Another problem is copying labels from similar equipment without verifying that the values truly match. Two panels with the same voltage and similar appearance can have very different incident energy levels based on upstream protection and fault current.

A third mistake is mixing methodologies. For example, a site may use incident energy on some labels, PPE categories on others, and custom wording on a third group with no documented basis. That inconsistency creates confusion in training and field execution.

There is also the issue of ownership. If nobody is assigned responsibility for reviewing labels after system modifications, the labeling program falls behind. Arc flash labels should be part of a change management process, not a one-time installation project.
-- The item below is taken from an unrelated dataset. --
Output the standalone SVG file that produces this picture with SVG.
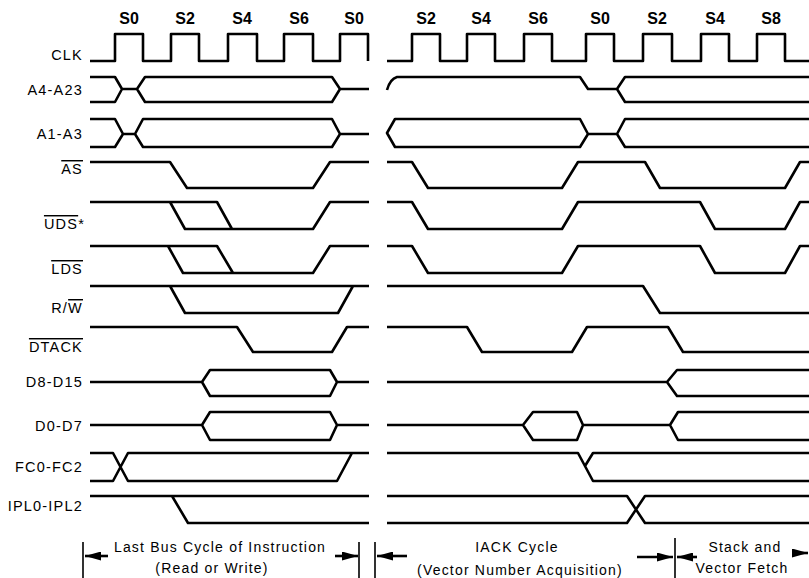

Keep labels aligned with the broader safety program

If you want to know how to create arc flash labels that hold up under audit and in daily operations, treat labeling as part of the electrical safety program rather than a standalone procurement task. Labels should align with your energized work policy, PPE program, training content, lockout/tagout practices, and one-line documentation.

This is where many facilities benefit from working with a specialized partner that understands both the engineering side and the field application side. ZMAC Safety Labels, for example, focuses on the practical side of compliance - translating study results into durable labels and supporting programs that can be implemented across real industrial sites.

The strongest labeling programs also include a review cycle. When the arc flash study is updated, labels should be reviewed and replaced as needed. When equipment is added or modified, the impact on downstream labels should be evaluated. When labels become damaged or unreadable, replacement should be treated as a safety action, not deferred maintenance.

Creating arc flash labels the right way is less about printing data and more about controlling risk at the equipment. If the label is accurate, durable, readable, and tied to a living safety program, it becomes what it should be - a practical tool that helps the right person make the right decision before exposure occurs.